Omit all images, then repeat exactly the lines below from the one containing "Recreate this image" through the one containing "Sans CJK SC','Noto", both ends included.
* START Data shown *
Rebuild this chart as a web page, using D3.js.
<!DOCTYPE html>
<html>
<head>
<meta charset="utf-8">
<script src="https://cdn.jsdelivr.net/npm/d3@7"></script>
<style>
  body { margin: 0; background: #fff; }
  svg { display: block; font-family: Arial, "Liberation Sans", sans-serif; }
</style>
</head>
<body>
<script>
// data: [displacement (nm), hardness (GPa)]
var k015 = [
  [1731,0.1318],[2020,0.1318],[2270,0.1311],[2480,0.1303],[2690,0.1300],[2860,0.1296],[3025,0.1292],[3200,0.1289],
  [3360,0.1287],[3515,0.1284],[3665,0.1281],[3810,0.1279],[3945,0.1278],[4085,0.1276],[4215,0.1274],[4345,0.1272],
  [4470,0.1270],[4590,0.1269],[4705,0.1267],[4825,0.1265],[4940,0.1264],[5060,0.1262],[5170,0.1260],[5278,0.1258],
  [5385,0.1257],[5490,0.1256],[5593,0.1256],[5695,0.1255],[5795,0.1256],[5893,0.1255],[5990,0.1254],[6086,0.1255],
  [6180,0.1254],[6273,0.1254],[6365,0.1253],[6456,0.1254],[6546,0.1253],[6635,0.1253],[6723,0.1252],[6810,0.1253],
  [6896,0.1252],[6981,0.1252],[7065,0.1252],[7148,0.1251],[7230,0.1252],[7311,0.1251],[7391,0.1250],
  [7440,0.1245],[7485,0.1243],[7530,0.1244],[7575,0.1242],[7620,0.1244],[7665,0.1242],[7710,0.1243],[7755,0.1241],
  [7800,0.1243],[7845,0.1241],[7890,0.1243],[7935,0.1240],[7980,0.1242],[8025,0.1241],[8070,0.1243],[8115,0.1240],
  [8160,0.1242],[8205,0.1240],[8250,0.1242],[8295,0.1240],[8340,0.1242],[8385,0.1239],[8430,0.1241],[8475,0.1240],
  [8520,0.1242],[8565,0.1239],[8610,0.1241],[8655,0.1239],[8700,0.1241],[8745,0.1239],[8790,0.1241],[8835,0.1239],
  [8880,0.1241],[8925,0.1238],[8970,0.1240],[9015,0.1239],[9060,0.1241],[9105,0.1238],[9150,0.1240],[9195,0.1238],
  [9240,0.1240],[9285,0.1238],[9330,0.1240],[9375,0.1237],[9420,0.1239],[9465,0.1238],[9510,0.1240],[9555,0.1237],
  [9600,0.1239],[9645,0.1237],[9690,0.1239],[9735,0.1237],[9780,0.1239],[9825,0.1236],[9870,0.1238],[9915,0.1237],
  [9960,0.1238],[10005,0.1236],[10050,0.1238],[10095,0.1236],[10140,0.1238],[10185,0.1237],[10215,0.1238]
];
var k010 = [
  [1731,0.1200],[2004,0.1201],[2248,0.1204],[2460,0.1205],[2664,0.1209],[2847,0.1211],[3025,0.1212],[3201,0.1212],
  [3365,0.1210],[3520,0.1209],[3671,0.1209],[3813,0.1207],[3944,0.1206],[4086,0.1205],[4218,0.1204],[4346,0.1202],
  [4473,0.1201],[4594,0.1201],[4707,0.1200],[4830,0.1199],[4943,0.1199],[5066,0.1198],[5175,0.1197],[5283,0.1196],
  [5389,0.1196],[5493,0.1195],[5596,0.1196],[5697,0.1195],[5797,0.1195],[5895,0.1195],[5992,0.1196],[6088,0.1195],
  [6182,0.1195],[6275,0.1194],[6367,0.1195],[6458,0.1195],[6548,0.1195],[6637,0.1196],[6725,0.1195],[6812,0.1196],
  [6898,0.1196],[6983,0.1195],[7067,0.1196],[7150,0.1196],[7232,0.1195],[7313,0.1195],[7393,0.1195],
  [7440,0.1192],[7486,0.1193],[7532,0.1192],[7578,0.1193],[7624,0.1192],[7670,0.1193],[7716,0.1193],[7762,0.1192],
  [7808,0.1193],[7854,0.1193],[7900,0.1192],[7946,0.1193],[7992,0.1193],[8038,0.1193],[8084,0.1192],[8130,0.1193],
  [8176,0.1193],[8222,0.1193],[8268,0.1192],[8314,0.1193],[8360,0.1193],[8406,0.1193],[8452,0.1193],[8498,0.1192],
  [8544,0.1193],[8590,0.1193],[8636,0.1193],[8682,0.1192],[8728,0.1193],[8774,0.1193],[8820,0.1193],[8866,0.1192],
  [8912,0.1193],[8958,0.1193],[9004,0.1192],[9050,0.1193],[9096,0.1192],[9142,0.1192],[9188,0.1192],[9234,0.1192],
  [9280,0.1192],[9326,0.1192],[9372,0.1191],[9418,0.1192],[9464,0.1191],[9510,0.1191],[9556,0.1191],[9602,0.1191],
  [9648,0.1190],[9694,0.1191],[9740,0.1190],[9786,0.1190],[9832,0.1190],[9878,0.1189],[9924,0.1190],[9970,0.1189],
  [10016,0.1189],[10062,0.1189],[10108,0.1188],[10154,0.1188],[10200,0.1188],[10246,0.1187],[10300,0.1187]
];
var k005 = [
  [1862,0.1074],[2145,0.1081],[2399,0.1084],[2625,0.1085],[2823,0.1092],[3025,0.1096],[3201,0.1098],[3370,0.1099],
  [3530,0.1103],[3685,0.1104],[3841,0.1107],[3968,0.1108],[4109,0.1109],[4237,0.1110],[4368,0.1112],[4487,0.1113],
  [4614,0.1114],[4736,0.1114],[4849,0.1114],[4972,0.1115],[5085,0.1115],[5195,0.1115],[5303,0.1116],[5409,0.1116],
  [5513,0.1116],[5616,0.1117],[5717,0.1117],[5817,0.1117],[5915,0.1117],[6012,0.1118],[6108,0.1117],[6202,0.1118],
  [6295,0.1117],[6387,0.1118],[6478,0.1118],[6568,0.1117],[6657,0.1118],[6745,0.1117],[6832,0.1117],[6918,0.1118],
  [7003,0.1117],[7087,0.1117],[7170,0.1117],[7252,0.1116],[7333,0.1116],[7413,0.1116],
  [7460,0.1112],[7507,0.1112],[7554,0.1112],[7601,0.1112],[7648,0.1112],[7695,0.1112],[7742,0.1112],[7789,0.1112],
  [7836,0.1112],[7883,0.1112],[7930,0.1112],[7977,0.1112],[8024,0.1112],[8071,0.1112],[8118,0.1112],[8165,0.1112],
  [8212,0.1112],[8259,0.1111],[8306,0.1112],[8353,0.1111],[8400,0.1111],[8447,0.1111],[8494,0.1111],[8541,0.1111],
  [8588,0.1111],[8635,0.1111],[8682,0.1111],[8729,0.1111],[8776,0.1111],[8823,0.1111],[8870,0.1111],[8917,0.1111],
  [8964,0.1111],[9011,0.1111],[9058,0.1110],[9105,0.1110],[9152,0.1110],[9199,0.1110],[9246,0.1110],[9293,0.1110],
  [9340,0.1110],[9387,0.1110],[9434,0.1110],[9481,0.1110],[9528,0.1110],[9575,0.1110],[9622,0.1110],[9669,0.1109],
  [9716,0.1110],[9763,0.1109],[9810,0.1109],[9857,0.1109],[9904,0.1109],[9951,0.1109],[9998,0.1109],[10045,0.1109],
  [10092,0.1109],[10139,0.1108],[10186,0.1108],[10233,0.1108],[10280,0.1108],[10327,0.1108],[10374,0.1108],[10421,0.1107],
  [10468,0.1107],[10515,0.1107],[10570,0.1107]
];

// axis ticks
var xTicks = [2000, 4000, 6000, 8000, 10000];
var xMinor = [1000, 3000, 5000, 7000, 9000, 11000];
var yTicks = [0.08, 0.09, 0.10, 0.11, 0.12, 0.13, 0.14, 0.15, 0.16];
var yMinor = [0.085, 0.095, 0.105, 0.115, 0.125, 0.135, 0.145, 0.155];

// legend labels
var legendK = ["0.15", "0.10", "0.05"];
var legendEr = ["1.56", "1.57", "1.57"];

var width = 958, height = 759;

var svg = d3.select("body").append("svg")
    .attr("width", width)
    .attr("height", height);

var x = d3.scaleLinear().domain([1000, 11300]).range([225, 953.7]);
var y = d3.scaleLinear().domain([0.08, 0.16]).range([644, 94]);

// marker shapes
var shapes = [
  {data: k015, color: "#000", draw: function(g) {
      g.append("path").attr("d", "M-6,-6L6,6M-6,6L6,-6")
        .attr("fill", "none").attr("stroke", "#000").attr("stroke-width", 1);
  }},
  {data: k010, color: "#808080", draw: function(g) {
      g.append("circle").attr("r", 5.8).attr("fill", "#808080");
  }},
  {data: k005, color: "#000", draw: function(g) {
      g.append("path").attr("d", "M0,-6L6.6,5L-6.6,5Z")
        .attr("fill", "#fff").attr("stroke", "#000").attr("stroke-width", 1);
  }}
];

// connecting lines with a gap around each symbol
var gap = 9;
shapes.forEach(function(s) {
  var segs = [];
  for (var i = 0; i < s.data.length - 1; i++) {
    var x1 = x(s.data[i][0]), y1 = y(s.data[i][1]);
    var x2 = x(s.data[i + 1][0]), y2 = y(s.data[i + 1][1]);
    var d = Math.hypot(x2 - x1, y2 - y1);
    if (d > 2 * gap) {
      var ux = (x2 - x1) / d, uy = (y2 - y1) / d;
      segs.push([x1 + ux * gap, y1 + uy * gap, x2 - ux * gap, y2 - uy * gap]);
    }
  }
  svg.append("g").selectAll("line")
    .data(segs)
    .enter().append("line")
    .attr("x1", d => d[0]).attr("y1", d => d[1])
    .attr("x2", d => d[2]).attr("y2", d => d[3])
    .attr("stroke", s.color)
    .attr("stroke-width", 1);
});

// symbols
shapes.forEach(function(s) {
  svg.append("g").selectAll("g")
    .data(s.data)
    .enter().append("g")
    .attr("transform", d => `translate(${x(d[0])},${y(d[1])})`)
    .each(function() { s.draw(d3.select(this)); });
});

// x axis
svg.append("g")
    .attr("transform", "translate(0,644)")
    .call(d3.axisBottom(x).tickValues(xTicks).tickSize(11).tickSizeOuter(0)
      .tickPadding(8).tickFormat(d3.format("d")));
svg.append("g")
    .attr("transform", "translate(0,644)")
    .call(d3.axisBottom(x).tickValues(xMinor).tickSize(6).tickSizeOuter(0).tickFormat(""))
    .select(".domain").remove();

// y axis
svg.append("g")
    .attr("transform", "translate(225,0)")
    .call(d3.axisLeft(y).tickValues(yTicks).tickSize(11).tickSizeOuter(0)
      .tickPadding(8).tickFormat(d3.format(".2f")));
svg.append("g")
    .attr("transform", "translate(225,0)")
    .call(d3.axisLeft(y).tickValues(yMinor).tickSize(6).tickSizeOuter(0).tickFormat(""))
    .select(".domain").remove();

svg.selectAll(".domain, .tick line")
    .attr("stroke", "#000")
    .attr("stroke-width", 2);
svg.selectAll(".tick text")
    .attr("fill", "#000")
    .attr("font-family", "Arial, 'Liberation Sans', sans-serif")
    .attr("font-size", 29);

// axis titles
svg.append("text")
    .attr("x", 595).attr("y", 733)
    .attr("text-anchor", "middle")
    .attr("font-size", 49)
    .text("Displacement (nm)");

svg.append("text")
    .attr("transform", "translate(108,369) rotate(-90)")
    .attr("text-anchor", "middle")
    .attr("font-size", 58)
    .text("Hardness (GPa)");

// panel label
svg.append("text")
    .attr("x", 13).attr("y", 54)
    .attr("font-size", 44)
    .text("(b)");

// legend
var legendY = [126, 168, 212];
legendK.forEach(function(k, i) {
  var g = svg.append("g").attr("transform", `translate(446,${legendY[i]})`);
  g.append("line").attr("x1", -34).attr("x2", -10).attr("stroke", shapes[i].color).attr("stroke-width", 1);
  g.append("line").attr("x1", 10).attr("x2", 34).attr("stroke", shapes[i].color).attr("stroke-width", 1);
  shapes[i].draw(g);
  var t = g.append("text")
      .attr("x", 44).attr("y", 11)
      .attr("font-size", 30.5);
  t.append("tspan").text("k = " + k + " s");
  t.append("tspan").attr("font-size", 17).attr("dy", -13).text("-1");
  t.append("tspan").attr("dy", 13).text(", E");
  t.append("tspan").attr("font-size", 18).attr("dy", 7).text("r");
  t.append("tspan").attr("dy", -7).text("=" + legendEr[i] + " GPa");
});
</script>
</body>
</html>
* END Data shown *
* START Data shown *
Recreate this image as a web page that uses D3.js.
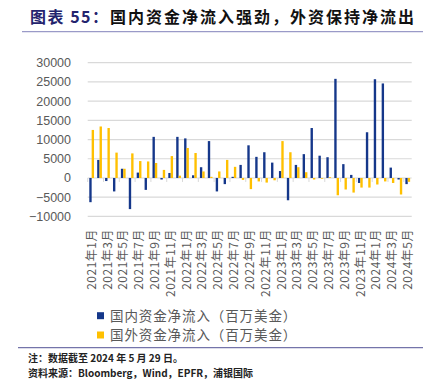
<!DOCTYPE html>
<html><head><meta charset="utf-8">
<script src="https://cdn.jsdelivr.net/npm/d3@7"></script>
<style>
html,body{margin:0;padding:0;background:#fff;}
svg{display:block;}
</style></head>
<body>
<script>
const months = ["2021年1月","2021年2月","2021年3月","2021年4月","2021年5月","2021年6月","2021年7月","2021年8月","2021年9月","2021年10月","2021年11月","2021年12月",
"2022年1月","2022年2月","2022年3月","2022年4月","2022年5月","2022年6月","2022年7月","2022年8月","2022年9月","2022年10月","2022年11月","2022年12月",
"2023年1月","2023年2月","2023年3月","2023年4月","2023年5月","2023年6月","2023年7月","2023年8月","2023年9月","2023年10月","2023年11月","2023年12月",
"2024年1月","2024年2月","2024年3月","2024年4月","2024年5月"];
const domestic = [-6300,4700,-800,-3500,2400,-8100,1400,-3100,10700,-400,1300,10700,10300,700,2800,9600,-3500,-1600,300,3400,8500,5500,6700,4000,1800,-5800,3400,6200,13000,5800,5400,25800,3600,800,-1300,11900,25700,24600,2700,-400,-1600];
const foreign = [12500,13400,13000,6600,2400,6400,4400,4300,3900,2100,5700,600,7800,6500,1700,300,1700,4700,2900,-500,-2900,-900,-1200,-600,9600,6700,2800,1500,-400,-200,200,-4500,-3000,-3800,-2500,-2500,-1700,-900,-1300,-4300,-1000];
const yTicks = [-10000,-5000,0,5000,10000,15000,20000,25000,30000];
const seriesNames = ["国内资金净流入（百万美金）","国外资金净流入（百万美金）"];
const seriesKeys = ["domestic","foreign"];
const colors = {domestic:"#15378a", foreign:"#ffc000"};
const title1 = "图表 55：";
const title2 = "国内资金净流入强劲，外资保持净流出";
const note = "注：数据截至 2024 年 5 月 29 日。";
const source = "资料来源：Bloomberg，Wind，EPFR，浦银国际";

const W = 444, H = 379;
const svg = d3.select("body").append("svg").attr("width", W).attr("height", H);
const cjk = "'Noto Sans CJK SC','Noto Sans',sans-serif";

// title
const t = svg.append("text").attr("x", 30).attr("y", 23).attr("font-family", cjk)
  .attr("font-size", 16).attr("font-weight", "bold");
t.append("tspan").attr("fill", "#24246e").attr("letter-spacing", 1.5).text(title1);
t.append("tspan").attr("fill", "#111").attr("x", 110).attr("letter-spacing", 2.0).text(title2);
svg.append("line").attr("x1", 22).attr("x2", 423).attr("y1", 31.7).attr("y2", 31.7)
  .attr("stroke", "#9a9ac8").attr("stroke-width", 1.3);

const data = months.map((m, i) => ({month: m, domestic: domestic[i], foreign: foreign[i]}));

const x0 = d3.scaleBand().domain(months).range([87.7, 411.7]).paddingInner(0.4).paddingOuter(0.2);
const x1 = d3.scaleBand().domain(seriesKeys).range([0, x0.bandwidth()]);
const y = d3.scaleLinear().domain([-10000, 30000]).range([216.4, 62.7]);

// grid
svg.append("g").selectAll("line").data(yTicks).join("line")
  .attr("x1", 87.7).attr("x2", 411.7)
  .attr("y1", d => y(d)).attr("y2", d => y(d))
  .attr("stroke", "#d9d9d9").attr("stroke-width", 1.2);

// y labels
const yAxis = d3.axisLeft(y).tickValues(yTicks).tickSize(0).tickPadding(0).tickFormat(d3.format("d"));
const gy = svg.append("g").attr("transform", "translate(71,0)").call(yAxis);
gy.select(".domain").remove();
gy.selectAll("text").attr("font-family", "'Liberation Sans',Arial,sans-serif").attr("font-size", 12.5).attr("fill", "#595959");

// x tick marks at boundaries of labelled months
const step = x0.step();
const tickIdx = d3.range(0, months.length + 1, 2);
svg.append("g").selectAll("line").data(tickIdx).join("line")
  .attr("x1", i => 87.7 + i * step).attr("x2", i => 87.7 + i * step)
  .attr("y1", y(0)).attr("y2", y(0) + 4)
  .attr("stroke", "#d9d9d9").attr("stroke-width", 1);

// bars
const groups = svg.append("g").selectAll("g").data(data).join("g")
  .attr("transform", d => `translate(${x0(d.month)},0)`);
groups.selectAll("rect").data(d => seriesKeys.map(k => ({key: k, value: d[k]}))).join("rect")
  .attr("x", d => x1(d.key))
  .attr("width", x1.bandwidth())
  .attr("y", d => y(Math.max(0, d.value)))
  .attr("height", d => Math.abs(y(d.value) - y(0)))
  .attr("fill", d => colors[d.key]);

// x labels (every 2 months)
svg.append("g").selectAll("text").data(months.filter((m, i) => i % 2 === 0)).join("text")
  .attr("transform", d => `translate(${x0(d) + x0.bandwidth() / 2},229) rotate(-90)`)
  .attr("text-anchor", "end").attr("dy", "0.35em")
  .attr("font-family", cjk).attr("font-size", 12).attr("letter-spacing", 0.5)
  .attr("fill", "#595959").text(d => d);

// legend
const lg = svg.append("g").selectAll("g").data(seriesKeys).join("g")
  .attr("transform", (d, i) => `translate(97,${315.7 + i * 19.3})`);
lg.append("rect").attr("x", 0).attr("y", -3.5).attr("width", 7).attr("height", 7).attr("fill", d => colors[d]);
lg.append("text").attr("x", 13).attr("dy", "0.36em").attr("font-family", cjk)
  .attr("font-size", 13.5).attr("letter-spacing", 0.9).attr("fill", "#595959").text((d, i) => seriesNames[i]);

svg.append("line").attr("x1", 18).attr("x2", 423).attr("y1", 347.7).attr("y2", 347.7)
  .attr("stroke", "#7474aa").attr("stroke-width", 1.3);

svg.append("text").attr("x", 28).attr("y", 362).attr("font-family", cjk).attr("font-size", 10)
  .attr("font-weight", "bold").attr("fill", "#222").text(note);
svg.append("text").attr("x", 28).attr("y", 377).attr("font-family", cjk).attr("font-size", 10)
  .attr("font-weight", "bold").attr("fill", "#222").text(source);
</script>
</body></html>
* END Data shown *
* START Data shown *
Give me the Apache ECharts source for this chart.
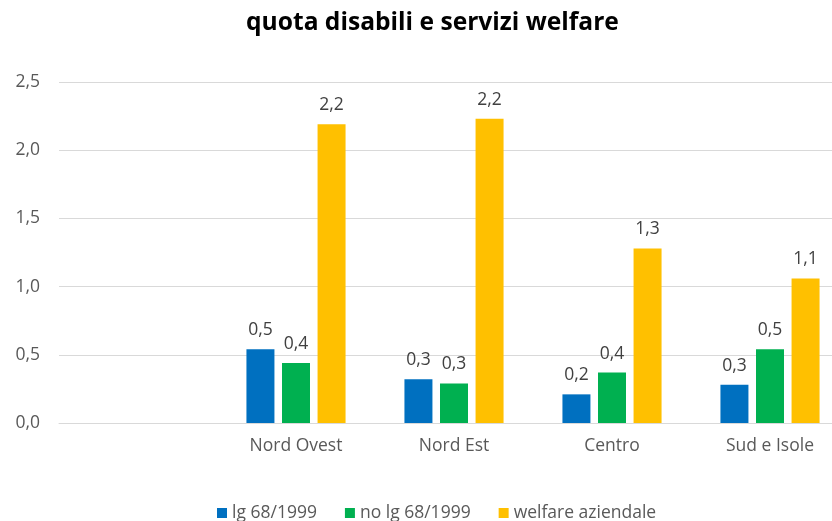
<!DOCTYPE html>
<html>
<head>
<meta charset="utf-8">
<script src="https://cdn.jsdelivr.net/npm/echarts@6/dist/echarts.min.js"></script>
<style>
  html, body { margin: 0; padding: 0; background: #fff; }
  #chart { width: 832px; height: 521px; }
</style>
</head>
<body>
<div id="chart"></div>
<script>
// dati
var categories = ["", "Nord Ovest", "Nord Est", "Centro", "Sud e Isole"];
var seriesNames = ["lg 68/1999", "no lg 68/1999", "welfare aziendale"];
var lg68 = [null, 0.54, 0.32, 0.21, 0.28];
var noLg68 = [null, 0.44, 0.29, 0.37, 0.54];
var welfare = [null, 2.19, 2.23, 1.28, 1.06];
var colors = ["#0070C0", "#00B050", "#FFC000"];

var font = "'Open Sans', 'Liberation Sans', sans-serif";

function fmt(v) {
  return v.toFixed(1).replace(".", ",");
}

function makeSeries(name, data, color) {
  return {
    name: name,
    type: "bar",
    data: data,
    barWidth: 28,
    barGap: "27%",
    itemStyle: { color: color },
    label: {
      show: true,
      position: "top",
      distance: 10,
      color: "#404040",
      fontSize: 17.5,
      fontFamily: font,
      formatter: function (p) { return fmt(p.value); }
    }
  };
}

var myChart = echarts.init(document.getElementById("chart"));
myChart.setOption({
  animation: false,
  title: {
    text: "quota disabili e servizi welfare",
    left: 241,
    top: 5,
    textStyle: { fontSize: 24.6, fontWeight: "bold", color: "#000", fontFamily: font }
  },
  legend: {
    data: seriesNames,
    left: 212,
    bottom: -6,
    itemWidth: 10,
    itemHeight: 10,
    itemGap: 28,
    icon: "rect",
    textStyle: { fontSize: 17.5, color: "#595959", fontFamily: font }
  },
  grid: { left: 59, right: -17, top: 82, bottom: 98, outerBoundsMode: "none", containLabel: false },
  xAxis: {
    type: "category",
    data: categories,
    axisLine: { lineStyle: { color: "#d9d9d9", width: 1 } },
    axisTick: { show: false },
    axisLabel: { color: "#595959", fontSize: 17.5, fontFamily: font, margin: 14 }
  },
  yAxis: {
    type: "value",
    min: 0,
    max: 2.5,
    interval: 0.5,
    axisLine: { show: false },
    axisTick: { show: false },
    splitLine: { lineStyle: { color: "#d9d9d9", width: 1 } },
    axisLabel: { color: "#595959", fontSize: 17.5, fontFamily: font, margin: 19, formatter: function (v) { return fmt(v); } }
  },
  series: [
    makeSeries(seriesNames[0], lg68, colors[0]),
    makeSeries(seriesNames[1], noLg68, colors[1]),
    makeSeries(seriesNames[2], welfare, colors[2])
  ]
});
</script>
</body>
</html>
* END Data shown *
**Exercise output**.
Recreate this image as a web page that uses D3.js.
<!DOCTYPE html>
<html><head><meta charset="utf-8">
<script src="https://cdn.jsdelivr.net/npm/d3@7"></script>
<style>
html,body{margin:0;padding:0;background:#fff;}
svg{display:block;}
</style></head>
<body>
<script>
const months = ["2021年1月","2021年2月","2021年3月","2021年4月","2021年5月","2021年6月","2021年7月","2021年8月","2021年9月","2021年10月","2021年11月","2021年12月",
"2022年1月","2022年2月","2022年3月","2022年4月","2022年5月","2022年6月","2022年7月","2022年8月","2022年9月","2022年10月","2022年11月","2022年12月",
"2023年1月","2023年2月","2023年3月","2023年4月","2023年5月","2023年6月","2023年7月","2023年8月","2023年9月","2023年10月","2023年11月","2023年12月",
"2024年1月","2024年2月","2024年3月","2024年4月","2024年5月"];
const domestic = [-6300,4700,-800,-3500,2400,-8100,1400,-3100,10700,-400,1300,10700,10300,700,2800,9600,-3500,-1600,300,3400,8500,5500,6700,4000,1800,-5800,3400,6200,13000,5800,5400,25800,3600,800,-1300,11900,25700,24600,2700,-400,-1600];
const foreign = [12500,13400,13000,6600,2400,6400,4400,4300,3900,2100,5700,600,7800,6500,1700,300,1700,4700,2900,-500,-2900,-900,-1200,-600,9600,6700,2800,1500,-400,-200,200,-4500,-3000,-3800,-2500,-2500,-1700,-900,-1300,-4300,-1000];
const yTicks = [-10000,-5000,0,5000,10000,15000,20000,25000,30000];
const seriesNames = ["国内资金净流入（百万美金）","国外资金净流入（百万美金）"];
const seriesKeys = ["domestic","foreign"];
const colors = {domestic:"#15378a", foreign:"#ffc000"};
const title1 = "图表 55：";
const title2 = "国内资金净流入强劲，外资保持净流出";
const note = "注：数据截至 2024 年 5 月 29 日。";
const source = "资料来源：Bloomberg，Wind，EPFR，浦银国际";

const W = 444, H = 379;
const svg = d3.select("body").append("svg").attr("width", W).attr("height", H);
const cjk = "'Noto Sans CJK SC','Noto Sans',sans-serif";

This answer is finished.